Committees were formed and funds raised for the relief of those bereaved and the raising of some memorial. The sum of £700 was, according to a local paper, subscribed, £40 being given by the soldiers then quartered in the barracks. Of this sum £325 was given among the nearest relatives of the drowned and £160 divided among the 63 men who had been out in the various boats. This left about £200, with which some proposed to erect a watch-tower on Dairy Hill (Red Barns). There was considerable heart-burning at the time over the rivalries of the two Steam-packet Companies, and unfortunately this seems to have raised dissensions in the matter; it was not till 1879, twenty years later, that the present handsome monument was erected in Roden Place. The matter was brought up at this time by Mr. Henry Kelly of Tullydrum. There was then found to be £300 collected and £114 more promised. The work cost £400. It was designed by Mr. Robert McArdle, and built by Mr. Pettigrew of Navan. The inscription reads reads: -
KELLY
IN MEMORY OF CAPTAIN JAMES JOSEPH KELLY, GERALD HUGHES, JAMES CROSBEY, AND JAMES MURPHY, who lost their lives in a noble and humane effort to rescue the crew of the barque Mary Stoddart, wrecked in Dundalk Bay, on the 9th of April, 1858. Erected by Voluntary Subscription 1879 In commemoration also of the gallant services of Volunteers of the rescuing party, John Lamb, Patrick Callan and Thomas Mc Ardle, who after a heroic struggle to succour their ill-fated comrades, reached shore in a state of exhaustion.
In conclusion, surely this story of the voluntary repeated, but useless efforts of Dundalk men in rowing boats to rescue the shipwrecked sailors of a strange barque should make it incumbent, nay, absolutely binding on the town of Dundalk, to support liberally the Lifeboat Association, of which Mr. C. S. Whitworth, of Blackrock, is local Secretary. The Association has built and keeps up, not only the two large und seaworthy modern lifeboats at Blackrock and Gyles' Quay, upon which strangers and our own men depend for their lives, but many other boats in ports where some Dundalk vessel may find them some day the salvation of its crew. It is a voluntarily supported Society, and if a port like Dundalk does not do its share, we may well hang our heads.

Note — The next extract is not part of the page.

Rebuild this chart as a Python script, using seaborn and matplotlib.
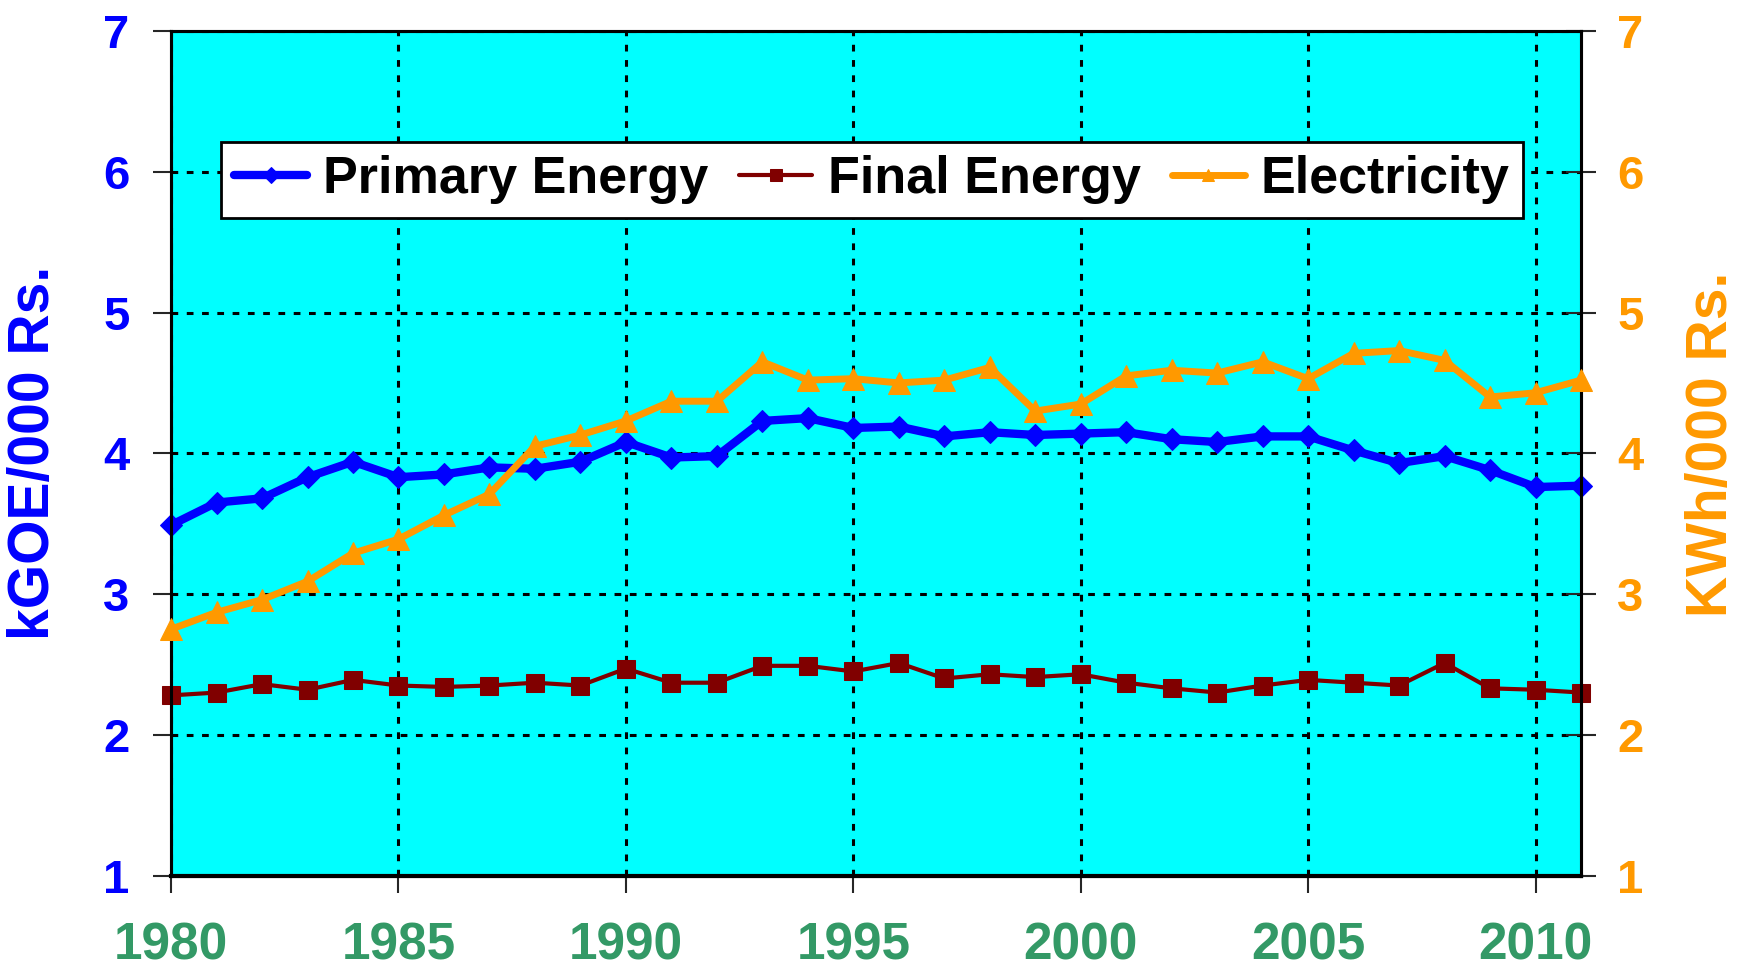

At the Dundalk Show of 1908 Rev. E. Clarke went to great trouble collecting a number of interesting mementos of Capt. Kelly and the Mary Stoddart. These comprised model of Captain Kelly's ship, "The Dundalk" and his telescope, kindly lent by Mr. Redmond Magrath: his watch, by Mrs. Young, Dundalk; hat-brush, Miss A. J. Hughes, Dublin Street Dundalk; hat-box, Mr. T. Hughes, Castle Road, Dundalk; ship's bell, Mr. John McGee, Philipstown, Dundalk; barometer, Mr. Thos. Connick, jun., Seatown Place, Dundalk; deck-light, Mr. John Carroll, sen., Blackrock, Dundalk; panel from cabin, Mr. James MacGuigan, Blackrock, Dundalk, &c.